Fast forward to January 2017. While going down the stairs to a subway station, two men approached me, and one pressed a knife against my back and told me not to move while the other one searched me for my phone. He pressed several times, threatening to kill me if I moved, giving me some pretty deep cuts. When he briefly looked away, I managed to elbow him in the face, push the other one down the stairs, and run away (I’m still not sure how I did that, since my fighting experience consists entirely of imitating the Power Rangers as a kid). Bloodied and paranoid, but still alive and “well”, I decided that while I loved my country, it wasn’t a place where I wanted to live anymore. My adult life was being spent surviving instead of living; hours spent on looking for food, having a self-imposed curfew of 6-7 pm because afterwards the likelihood of getting mugged (or worse) increased greatly, doing financial magic and living on less than 10 dollars a month, having to abandon grad school because I might get killed during field work… the list went on and on.

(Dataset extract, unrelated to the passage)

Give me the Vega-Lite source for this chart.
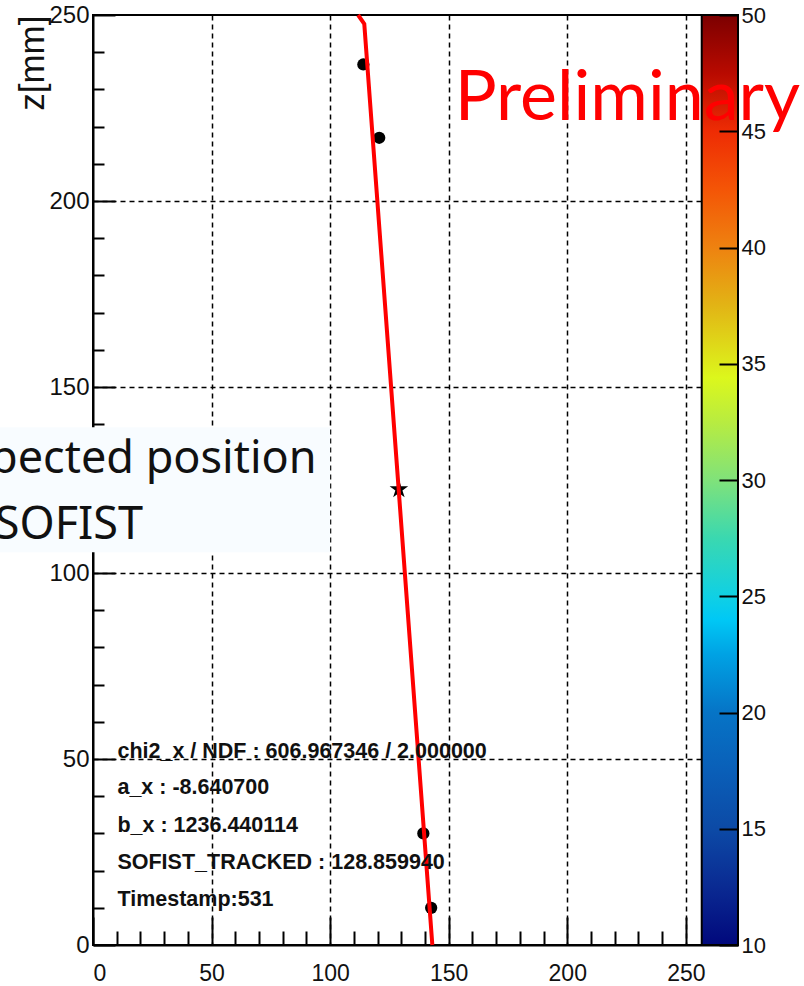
{
  "$schema": "https://vega.github.io/schema/vega-lite/v6.json",
  "width": 645,
  "height": 930,
  "autosize": {"type": "none"},
  "padding": {"left": 93, "top": 15, "right": 66, "bottom": 41},
  "background": "white",
  "config": {
    "view": {"stroke": "black", "strokeWidth": 2},
    "font": "Liberation Sans",
    "axis": {"labelFont": "Liberation Sans", "titleFont": "Liberation Sans", "labelColor": "#111", "domainColor": "black", "domainWidth": 2, "tickColor": "black", "tickWidth": 2}
  },
  "datasets": {
    "hits": [
      {"x": 114.0, "z": 236.7},
      {"x": 120.7, "z": 217.0},
      {"x": 139.3, "z": 30.0},
      {"x": 142.6, "z": 10.0}
    ],
    "sofist": [{"x": 129.0, "z": 122.5}],
    "fit": [
      {"x": 143.1, "z": 0},
      {"x": 114.4, "z": 247.6},
      {"x": 111.8, "z": 250}
    ],
    "stats": [
      {"x": 10.3, "z": 52.0, "text": "chi2_x / NDF : 606.967346 / 2.000000"},
      {"x": 10.3, "z": 42.2, "text": "a_x : -8.640700"},
      {"x": 10.3, "z": 32.0, "text": "b_x : 1236.440114"},
      {"x": 10.3, "z": 22.1, "text": "SOFIST_TRACKED : 128.859940"},
      {"x": 10.3, "z": 12.1, "text": "Timestamp:531"}
    ],
    "box": [{"x": -40, "x2": 100, "z": 105.6, "z2": 139.2}],
    "boxtext": [
      {"x": 94.3, "z": 127.0, "text": "pected position"},
      {"x": 21.1, "z": 109.1, "text": "SOFIST"}
    ],
    "prelim": [{"x": 152.5, "z": 221.8, "text": "Preliminary"}],
    "colorbar": [{"lo": 10, "hi": 50}]
  },
  "layer": [
    {
      "layer": [
        {
          "data": {"name": "hits"},
          "mark": {"type": "point", "shape": "circle", "filled": true, "size": 150, "color": "black", "opacity": 1},
          "encoding": {
            "x": {
              "field": "x", "type": "quantitative",
              "scale": {"domain": [0, 272], "nice": false, "zero": false},
              "axis": {
                "title": null,
                "values": [0, 10, 20, 30, 40, 50, 60, 70, 80, 90, 100, 110, 120, 130, 140, 150, 160, 170, 180, 190, 200, 210, 220, 230, 240, 250, 260, 270],
                "tickCount": 40,
                "labelExpr": "datum.value % 50 === 0 ? datum.label : ''",
                "labelOverlap": false,
                "labelFontSize": 23,
                "labelBaseline": "top",
                "labelPadding": 45,
                "tickSize": {"condition": {"test": "datum.value % 50 === 0", "value": -28}, "value": -14},
                "grid": true,
                "gridColor": "black",
                "gridWidth": 1.5,
                "gridDash": [5, 4],
                "gridOpacity": {"condition": {"test": "datum.value % 50 === 0 && datum.value > 0", "value": 1}, "value": 0}
              }
            },
            "y": {
              "field": "z", "type": "quantitative",
              "scale": {"domain": [0, 250], "nice": false, "zero": false},
              "axis": {
                "title": "z[mm]",
                "titleFontSize": 35,
                "titleFontWeight": "normal",
                "titleColor": "#111",
                "titleAngle": 270,
                "titleAlign": "right",
                "titleBaseline": "middle",
                "titleX": -61,
                "titleY": 0,
                "values": [0, 10, 20, 30, 40, 50, 60, 70, 80, 90, 100, 110, 120, 130, 140, 150, 160, 170, 180, 190, 200, 210, 220, 230, 240, 250],
                "tickCount": 40,
                "labelExpr": "datum.value % 50 === 0 ? datum.label : ''",
                "labelOverlap": false,
                "labelFlush": false,
                "labelFontSize": 24,
                "labelPadding": 26,
                "tickSize": {"condition": {"test": "datum.value % 50 === 0", "value": -22}, "value": -11},
                "grid": true,
                "gridColor": "black",
                "gridWidth": 1.5,
                "gridDash": [5, 4],
                "gridOpacity": {"condition": {"test": "datum.value % 50 === 0 && datum.value > 0 && datum.value < 250", "value": 1}, "value": 0}
              }
            }
          }
        },
        {
          "data": {"name": "sofist"},
          "mark": {"type": "point", "shape": "M0,-1L0.2245,-0.309L0.951,-0.309L0.363,0.118L0.588,0.809L0,0.382L-0.588,0.809L-0.363,0.118L-0.951,-0.309L-0.2245,-0.309Z", "filled": true, "size": 380, "color": "black", "opacity": 1},
          "encoding": {
            "x": {"field": "x", "type": "quantitative", "scale": {"domain": [0, 272], "nice": false, "zero": false}},
            "y": {"field": "z", "type": "quantitative", "scale": {"domain": [0, 250], "nice": false, "zero": false}}
          }
        },
        {
          "data": {"name": "fit"},
          "mark": {"type": "line", "color": "#ff0000", "strokeWidth": 4},
          "encoding": {
            "x": {"field": "x", "type": "quantitative", "scale": {"domain": [0, 272], "nice": false, "zero": false}},
            "y": {"field": "z", "type": "quantitative", "scale": {"domain": [0, 250], "nice": false, "zero": false}},
            "order": {"field": "z", "type": "quantitative"}
          }
        },
        {
          "data": {"name": "stats"},
          "mark": {"type": "text", "align": "left", "baseline": "middle", "fontSize": 21.5, "fontWeight": "bold", "font": "Liberation Sans", "color": "#111"},
          "encoding": {
            "x": {"field": "x", "type": "quantitative", "scale": {"domain": [0, 272], "nice": false, "zero": false}},
            "y": {"field": "z", "type": "quantitative", "scale": {"domain": [0, 250], "nice": false, "zero": false}},
            "text": {"field": "text", "type": "nominal"}
          }
        },
        {
          "data": {"name": "box"},
          "mark": {"type": "rect", "fill": "#f8fcff"},
          "encoding": {
            "x": {"field": "x", "type": "quantitative", "scale": {"domain": [0, 272], "nice": false, "zero": false}},
            "x2": {"field": "x2"},
            "y": {"field": "z", "type": "quantitative", "scale": {"domain": [0, 250], "nice": false, "zero": false}},
            "y2": {"field": "z2"}
          }
        },
        {
          "data": {"name": "boxtext"},
          "mark": {"type": "text", "align": "right", "baseline": "alphabetic", "fontSize": 45, "font": "Noto Sans", "color": "#111"},
          "encoding": {
            "x": {"field": "x", "type": "quantitative", "scale": {"domain": [0, 272], "nice": false, "zero": false}},
            "y": {"field": "z", "type": "quantitative", "scale": {"domain": [0, 250], "nice": false, "zero": false}},
            "text": {"field": "text", "type": "nominal"}
          }
        }
      ]
    },
    {
      "data": {"name": "colorbar"},
      "mark": {
        "type": "rect",
        "stroke": "black",
        "strokeWidth": 2,
        "fill": {
          "gradient": "linear", "x1": 0, "y1": 1, "x2": 0, "y2": 0,
          "stops": [
            {"offset": 0, "color": "#01087c"},
            {"offset": 0.0625, "color": "#0a2a92"},
            {"offset": 0.125, "color": "#0c4aa6"},
            {"offset": 0.1875, "color": "#0a5fb8"},
            {"offset": 0.25, "color": "#0674c6"},
            {"offset": 0.3125, "color": "#00a2e4"},
            {"offset": 0.35, "color": "#00c8f5"},
            {"offset": 0.375, "color": "#10d0e4"},
            {"offset": 0.4375, "color": "#3ad8b0"},
            {"offset": 0.5, "color": "#80e27a"},
            {"offset": 0.5625, "color": "#b8ec40"},
            {"offset": 0.61, "color": "#dcf71c"},
            {"offset": 0.6875, "color": "#e2b415"},
            {"offset": 0.75, "color": "#ee8210"},
            {"offset": 0.8125, "color": "#f45506"},
            {"offset": 0.875, "color": "#ee2c04"},
            {"offset": 0.9375, "color": "#b80a00"},
            {"offset": 1, "color": "#7c0000"}
          ]
        }
      },
      "encoding": {
        "x": {
          "datum": 256.7, "type": "quantitative",
          "scale": {"domain": [0, 272], "nice": false, "zero": false},
          "axis": {
            "title": null,
            "values": [0, 10, 20, 30, 40, 50, 60, 70, 80, 90, 100, 110, 120, 130, 140, 150, 160, 170, 180, 190, 200, 210, 220, 230, 240, 250, 260, 270],
            "tickCount": 40,
            "labelExpr": "datum.value % 50 === 0 ? datum.label : ''",
            "labelOverlap": false,
            "labelFontSize": 23,
            "labelBaseline": "top",
            "labelPadding": 45,
            "tickSize": {"condition": {"test": "datum.value % 50 === 0", "value": -28}, "value": -14},
            "grid": true,
            "gridColor": "black",
            "gridWidth": 1.5,
            "gridDash": [5, 4],
            "gridOpacity": {"condition": {"test": "datum.value % 50 === 0 && datum.value > 0", "value": 1}, "value": 0}
          }
        },
        "x2": {"datum": 272},
        "y": {
          "field": "lo", "type": "quantitative",
          "scale": {"domain": [10, 50], "nice": false, "zero": false},
          "axis": {
            "orient": "right",
            "title": null,
            "values": [10, 15, 20, 25, 30, 35, 40, 45, 50],
            "tickCount": 20,
            "domain": false,
            "grid": false,
            "zindex": 1,
            "tickSize": -19,
            "labelPadding": 22,
            "labelFontSize": 22,
            "labelFlush": false,
            "labelOverlap": false
          }
        },
        "y2": {"field": "hi"}
      }
    },
    {
      "data": {"name": "prelim"},
      "mark": {"type": "text", "align": "left", "baseline": "alphabetic", "fontSize": 70, "font": "Lato", "color": "#ff0000"},
      "encoding": {
        "x": {"field": "x", "type": "quantitative", "scale": {"domain": [0, 272], "nice": false, "zero": false}},
        "y": {"field": "z", "type": "quantitative", "scale": {"domain": [0, 250], "nice": false, "zero": false}, "axis": null},
        "text": {"field": "text", "type": "nominal"}
      }
    }
  ],
  "resolve": {"scale": {"y": "independent"}}
}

I dedicated every waking hour to get everything ready for my departure, with Chile as a destination. It had been the first choice for a while (great grad schools, stable economy, same language, lots of endemic wildlife, friends lived there), but I hadn’t reached my tipping point before January. It was a hectic time; moving out, selling what I could to have a bit of money for the trip, and fitting my entire life into just two suitcases, 20 Kg each. Everything came together rather quickly, thankfully, but given the situation the country was in, I had no idea if I would actually be able to reach the airport or leave the country, so I refrained from “going public” with the info until I was sure.

After much tension and anxiety, I landed in Santiago on April 11th. I was greeted by childhood friends who opened up their home to me and took me in, and I will always be grateful for everything they’ve done and are currently doing for me. My next step is finding a steady job, and then hopefully starting my PhD next year.

This past month has been a cornucopia of emotions. Happiness, enthusiasm, fear, anxiety, restlessness, nostalgia, homesickness, sadness, helplessness and at least a dozen more. I left everything behind to start my life over from scratch in a foreign place I had never visited, and that is terrifying. I left a career, friends, family, a relationship, my own place and lots of other things. I’m incredibly fortunate, though, because I’ve had a LOT of support from many different people, and I couldn’t have done this without them.

So here I am now, in another country, filled with hope of a new life while catching glimpses of everyday horror life in Venezuela through text messages or tweets. Midnight attacks by the National Guard on my mom’s apartment complex; friends having to sleep in the hallways because government-backed armed paramilitary groups (the colectivos) firing guns at buildings; having tear gas thrown at friends and family who are at peaceful protests; hearing voice notes from friends (freelance journalists) saying “I turned in an article that wasn’t too good, because I had to write it while the National Guard was firing tear gas canisters at my building and I was focusing more on breathing than on writing”; learning that, on average, one person a day gets killed at the protests (be it from gunshot wounds or tear gas canisters to the chest) or almost getting killed by being run over by a National Guard in an armored vehicle. Each passing day in Venezuela reminds me more and more of 1984 or Zlata’s Diary

So yes, this is a fresh start for me. It’s scary, but the prospect of actually having a life (instead of just surviving) is uplifting. And rest assured, there will be lots of pictures of Chilean bugs from now on.

NOTE: As I was writing this yesterday, I found out (by seeing a picture on Twitter) that a dear friend and colleague, Diego Arellano, was the latest casualty in the protests in Venezuela. With him, the tally is 43 dead in 40 days. He was murdered by a bullet to the chest. Diego was an excellent person, a great herpetologist, and firmly believed that Venezuela deserves better than what it’s currently going through. He is missed by everyone who knew him.